12:00 midday - Some of the tents sealed up earlier are now opening and becoming little shops where men and, more rarely, women, come to buy telephone SIM cards, water, soap, razors or drinks for 40-50 eurocents ($0.45-55) a can.
2:30 pm - Many of the camp’s Muslims gather in a large green tent, with Arabic signs painted in white on it: the mosque. A similarly makeshift church caters to Christians in the African-dominated sector of the camp. It is made from wooden branches and white canvas with pictures of Jesus, candles, crosses and an African djembe drum. “I am the acting priest because I studied theology,” said Mima, 29, from Ethiopia. “The church is full, I’d say 150 to 200 people come along.”
The “Secular School of Dune Way” (“L’Ecole laique du Chemin des dunes”) has a low canvas ceiling, a few tables where some 20 students can sit three by three, a traditional blackboard and wall posters of basic French verbs: to be, have, eat and drink.
It was the brainchild of Zimako Jones, a Nigerian in his 20s who fled home over what he would only call “political problems”. With his friends, he built it from branches and abandoned wood panels transported to the camp in supermarket trolleys.
“Personally I am not trying to make it over onto the other side,” Jones says in fluent French, adding that he has plans for a second school and an infirmary.
A rota with the names of Calais locals volunteering to teach is posted outside. While most migrants have their sights set on Britain, some of these volunteers want to equip them with enough French to support an asylum request in France.
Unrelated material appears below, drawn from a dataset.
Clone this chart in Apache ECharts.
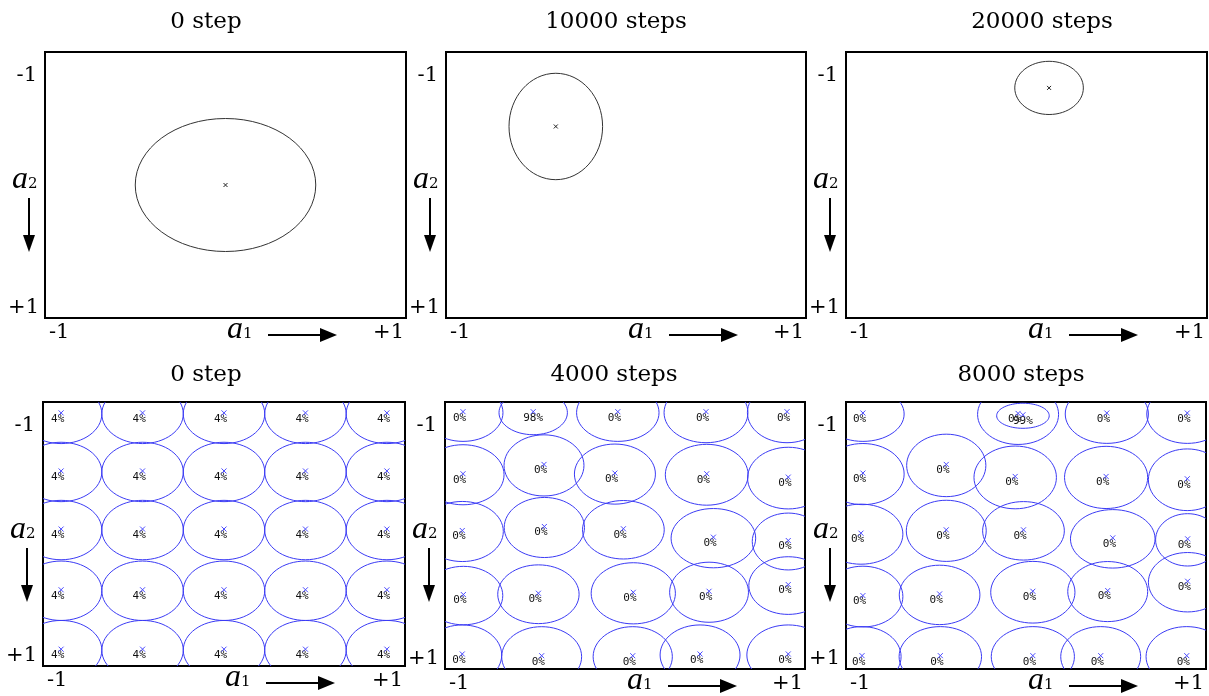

“They need to have contact with French people, for them it is very important. Those that learn are doing it because they want to stay,” said Veronique Soufflet, an insurance sector worker in her 40s.
5:00 pm - This is when everyone gets their one guaranteed meal of the day, provided by local authorities. Just before, a pickup arrives and men dressed in white protective outfits and helmets come and wash the toilets with high-pressure water guns. One of them says they come every day at the request of a local NGO.
9:00 pm - As the sun sets, attempts are made at what passes for leisure. Groups kick a football around; improbably, a sign advertises “Cricket, soccer, volleyball & Bushkasi on bikes” - the latter being the Afghan sport in which players on horseback try to drag the carcass of a calf or goat into a goal.
From a big blue rectangular tent a muscular sound system starts belting out Ethiopian music: This is the “disco tent”. Later the music switches to the incongruous strains of Michael Jackson’s 1983 dancefloor hit “Billie Jean”.
But the mood in the camp sharpens in the evening. Men with beer cans in their hands approach us. They want to ask us who we are, what we are doing, why we are taking pictures.
“Every night, some people drink and get into fights. Some men need women, they become aggressive,” said Abae, 27. He fled Eritrea 10 years ago and stayed for several years in Greece on a fake ID. He said he shares a tent with another man and a 13-year-old boy who now calls him father.
“There are more and more women and children here. The site where women are is full, that’s why,” he said of the former holiday camp next door which Calais authorities have set aside for women and children.
Groups of migrants are starting to head in the direction of the tunnel entrance, hoping that this time perhaps they will not return to the Jungle. On their way out, they pass a poster which reads: “We must all learn to live together, as brothers. Otherwise we will all die together. As idiots.”